In other racing news around the Maritimes, Truro’s opening Friday card saw young Dale Spence continue where he left off last season at the Bible Hill track as he won four of the eight races on the card including the $1675 top class with Distinctiv Rusty in 1:58:1 over Catch TwentyTwo. The wager was $11,501 for eight races, and in this day and age that’s liveable. Also on Kentucky Derby Day, Saint John’s Exhibition Park staged a six dash card where Father of the Year won the $1500 feature in 2:02:3 for Dr Mitch Downey over stable-mate City of the Year while Union Man Hanover won the $1300 Michael Fillmore Memorial in 2:02:3 for Dr Mitch Downey. It’s a start and they’re racing at EPR and that’s a good sign.
The change in the government here on Prince Edward Island from Red to Blue and Green will not change the future of harness racing in this province. The sport has been fortunate with solid government support whether red or blue and Premier elect Dennis King is a harness racing follower and lover. His new Cabinet has Darlene Compton as Finance Minister and Matt MacKay as Minister of Tourism and both are familiar figures at the race track, and that has horsemen on this little island smiling. In the sport of harness racing, whether in Canada, the USA, Europe, or New Zealand and Australia, government support of our great Industry is essential.
The Stable.Ca and Fractional ownership Growth
We spent the past weekend in Ontario working the Stable.Ca Open House at the Tomiko Training Centre near Campbellville, Ontario and I am encouraged with the growth of fractional ownership there but also in Atlantic Canada. The always increased costs of operating a public stable especially here in Atlantic Canada where the costs are higher than anywhere in this country suggests that trainers must encourage potential owners to go this route in order to stay in the sport that they love. I see where some of trainers like Marc Campbell and Brendon Curran are having success with fractional ownership and I can see it growing in the Maritimes. It’s certainly a way to attract new owners into our sport, so let’s keep the ball rolling.
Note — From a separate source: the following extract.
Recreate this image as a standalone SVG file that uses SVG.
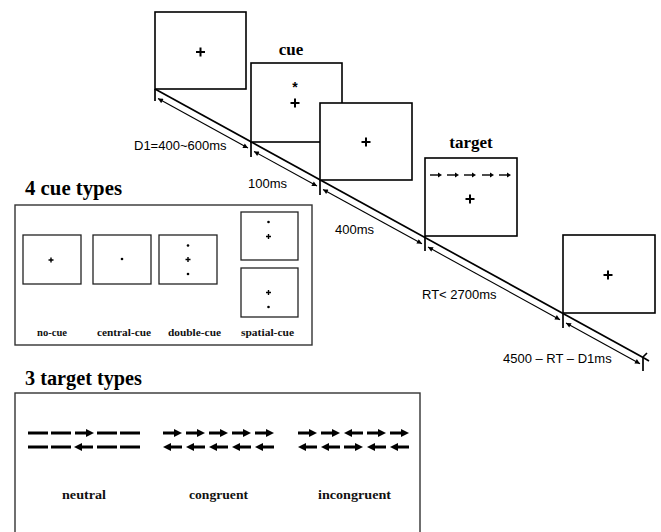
<svg xmlns="http://www.w3.org/2000/svg" xmlns:xlink="http://www.w3.org/1999/xlink" width="661" height="532" viewBox="0 0 661 532">
<style>
.scr{fill:#fff;stroke:#000;stroke-width:1.6}
.sm{fill:#fff;stroke:#222;stroke-width:1.3}
.box{fill:#fff;stroke:#333;stroke-width:1.4}
.fix{stroke:#000;stroke-width:2;fill:none}
.fixs{stroke:#000;stroke-width:1.4;fill:none}
.tl{stroke:#000;stroke-width:1.7;fill:none}
.dim{stroke:#000;stroke-width:1.1;fill:none;marker-start:url(#ah);marker-end:url(#ah)}
.sans{font-family:"Liberation Sans",Arial,sans-serif;font-size:13px;fill:#000}
.head{font-family:"Liberation Serif","Times New Roman",serif;font-weight:bold;fill:#000}
.lab{font-family:"Liberation Serif","Times New Roman",serif;font-weight:bold;fill:#111}
.fl{stroke:#000;stroke-width:3}
.ts{stroke:#000;stroke-width:1.4}
</style>
<defs>
<marker id="ah" viewBox="0 0 10 10" refX="10" refY="5" markerWidth="7" markerHeight="5" markerUnits="userSpaceOnUse" orient="auto-start-reverse">
<path d="M0,0 L10,5 L0,10 z" fill="#000"/>
</marker>
<g id="fr"><line class="fl" x1="0" y1="0" x2="13" y2="0"/><polygon points="11,-4 19,0 11,4" fill="#000"/></g>
<g id="fL"><line class="fl" x1="6" y1="0" x2="19" y2="0"/><polygon points="8,-4 0,0 8,4" fill="#000"/></g>
<g id="fd"><line class="fl" x1="0" y1="0" x2="20" y2="0"/></g>
<g id="tr"><line class="ts" x1="0" y1="0" x2="9" y2="0"/><polygon points="8,-2.5 12,0 8,2.5" fill="#000"/></g>
</defs>

<g id="connectors">
<line class="tl" x1="155" y1="89" x2="644" y2="358"/>
<line class="tl" x1="155" y1="89" x2="155" y2="101"/>
<line class="tl" x1="251" y1="142" x2="251" y2="157"/>
<line class="tl" x1="320" y1="180" x2="320" y2="195"/>
<line class="tl" x1="425" y1="236" x2="425" y2="251"/>
<line class="tl" x1="563" y1="313" x2="563" y2="328"/>
<line class="tl" x1="643" y1="357" x2="643" y2="371"/>
<path class="tl" d="M643,357 L647,353 M644,358 L649,361" stroke-width="1.1"/>
<line class="dim" x1="158" y1="98.6" x2="248" y2="148.1"/>
<line class="dim" x1="254" y1="151.4" x2="317" y2="186.1"/>
<line class="dim" x1="323" y1="189.4" x2="422" y2="243.8"/>
<line class="dim" x1="428" y1="247.1" x2="560" y2="319.7"/>
<line class="dim" x1="566" y1="323" x2="640" y2="363.7"/>
</g>

<g id="screen1">
<rect class="scr" x="155" y="12" width="91" height="77"/>
<path class="fix" d="M196,52 h9 M200.5,47.5 v9"/>
</g>
<g id="screen-cue">
<rect class="scr" x="251" y="63" width="91" height="79"/>
<text x="295" y="92" text-anchor="middle" font-family="Liberation Sans,Arial,sans-serif" font-size="14" font-weight="bold">*</text>
<path class="fix" d="M290.5,103 h9 M295,98.5 v9"/>
<text class="head" x="291" y="55" font-size="17" text-anchor="middle">cue</text>
</g>
<g id="screen3">
<rect class="scr" x="320" y="103" width="92" height="77"/>
<path class="fix" d="M361.5,142 h9 M366,137.5 v9"/>
</g>
<g id="screen-target">
<rect class="scr" x="425" y="158" width="92" height="78"/>
<use xlink:href="#tr" x="430" y="175"/>
<use xlink:href="#tr" x="447" y="175"/>
<use xlink:href="#tr" x="464" y="175"/>
<use xlink:href="#tr" x="482" y="175"/>
<use xlink:href="#tr" x="499" y="175"/>
<path class="fix" d="M465.5,199 h9 M470,194.5 v9"/>
<text class="head" x="471" y="148" font-size="17" text-anchor="middle">target</text>
</g>
<g id="screen5">
<rect class="scr" x="563" y="235" width="92" height="78"/>
<path class="fix" d="M603.5,275 h9 M608,270.5 v9"/>
</g>

<g id="labels-time">
<text class="sans" x="134" y="150">D1=400~600ms</text>
<text class="sans" x="248" y="188">100ms</text>
<text class="sans" x="335" y="234">400ms</text>
<text class="sans" x="422" y="299">RT&lt; 2700ms</text>
<text class="sans" x="503" y="363">4500 – RT – D1ms</text>
</g>

<g id="cue-types">
<text class="head" x="25" y="195" font-size="20" textLength="97" lengthAdjust="spacingAndGlyphs">4 cue types</text>
<rect class="box" x="15" y="205" width="297" height="140"/>
<rect class="sm" x="23" y="235" width="58" height="49"/>
<path class="fixs" d="M48.5,260 h5 M51,257.5 v5"/>
<rect class="sm" x="93" y="235" width="58" height="49"/>
<circle cx="122" cy="259" r="1.3"/>
<rect class="sm" x="159" y="235" width="58" height="49"/>
<circle cx="188" cy="245.5" r="1.3"/>
<path class="fixs" d="M185.5,259.5 h5 M188,257 v5"/>
<circle cx="188" cy="274" r="1.3"/>
<rect class="sm" x="241" y="212" width="57" height="48"/>
<circle cx="268.5" cy="222" r="1.3"/>
<path class="fixs" d="M266,236.5 h5 M268.5,234 v5"/>
<rect class="sm" x="241" y="268" width="57" height="49"/>
<path class="fixs" d="M266,292.5 h5 M268.5,290 v5"/>
<circle cx="268.5" cy="307" r="1.3"/>
<text class="lab" x="37" y="336" font-size="10" textLength="30" lengthAdjust="spacingAndGlyphs">no-cue</text>
<text class="lab" x="97" y="336" font-size="10" textLength="54" lengthAdjust="spacingAndGlyphs">central-cue</text>
<text class="lab" x="168" y="336" font-size="10" textLength="53" lengthAdjust="spacingAndGlyphs">double-cue</text>
<text class="lab" x="241" y="336" font-size="10" textLength="53" lengthAdjust="spacingAndGlyphs">spatial-cue</text>
</g>

<g id="target-types">
<text class="head" x="25" y="385" font-size="20" textLength="117" lengthAdjust="spacingAndGlyphs">3 target types</text>
<rect class="box" x="15" y="393" width="405" height="150"/>
<use xlink:href="#fd" x="28" y="433"/>
<use xlink:href="#fd" x="51" y="433"/>
<use xlink:href="#fr" x="75" y="433"/>
<use xlink:href="#fd" x="97" y="433"/>
<use xlink:href="#fd" x="120" y="433"/>
<use xlink:href="#fd" x="28" y="447"/>
<use xlink:href="#fd" x="51" y="447"/>
<use xlink:href="#fL" x="74" y="447"/>
<use xlink:href="#fd" x="97" y="447"/>
<use xlink:href="#fd" x="120" y="447"/>

<use xlink:href="#fr" x="163" y="433"/>
<use xlink:href="#fr" x="186" y="433"/>
<use xlink:href="#fr" x="209" y="433"/>
<use xlink:href="#fr" x="232" y="433"/>
<use xlink:href="#fr" x="255" y="433"/>
<use xlink:href="#fL" x="163" y="447"/>
<use xlink:href="#fL" x="186" y="447"/>
<use xlink:href="#fL" x="209" y="447"/>
<use xlink:href="#fL" x="232" y="447"/>
<use xlink:href="#fL" x="255" y="447"/>

<use xlink:href="#fr" x="298" y="433"/>
<use xlink:href="#fr" x="321" y="433"/>
<use xlink:href="#fL" x="344" y="433"/>
<use xlink:href="#fr" x="367" y="433"/>
<use xlink:href="#fr" x="390" y="433"/>
<use xlink:href="#fL" x="298" y="447"/>
<use xlink:href="#fL" x="321" y="447"/>
<use xlink:href="#fr" x="344" y="447"/>
<use xlink:href="#fL" x="367" y="447"/>
<use xlink:href="#fL" x="390" y="447"/>

<text class="lab" x="62" y="499" font-size="13" textLength="44" lengthAdjust="spacingAndGlyphs">neutral</text>
<text class="lab" x="189" y="499" font-size="13" textLength="59" lengthAdjust="spacingAndGlyphs">congruent</text>
<text class="lab" x="318" y="499" font-size="13" textLength="73" lengthAdjust="spacingAndGlyphs">incongruent</text>
</g>
</svg>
The Kentucky Derby Dis-Qualification- Maximum Security
The uproar over the setback of Maximum Security in the recent Kentucky Derby has been the topic of sports talk shows for the last ten days and it will likely continue as the case is headed to the courts. There is no doubt that Maximum Security drifted out on the top turn and some suggest he was forced out because of interference from behind as he was pushed wide into other horses. When the horses cleared the top turn and spread out heading down the long Churchill Downs stretch, all horses had an opportunity to win yet the front running Maximum Security was clearly the best drawing away and winning easily. Considering all the factors : the mud, the rain, the big field and the noise and lights in the centre-field, I would have left Maximum Security the winner. The stewards at Churchill Downs did not file an Objection to the outcome of the race, so obviously they were content to let the result stand UNTIL the stewards got involved after an objection by one or two jockeys. What a terrible end to a race like The Kentucky Derby.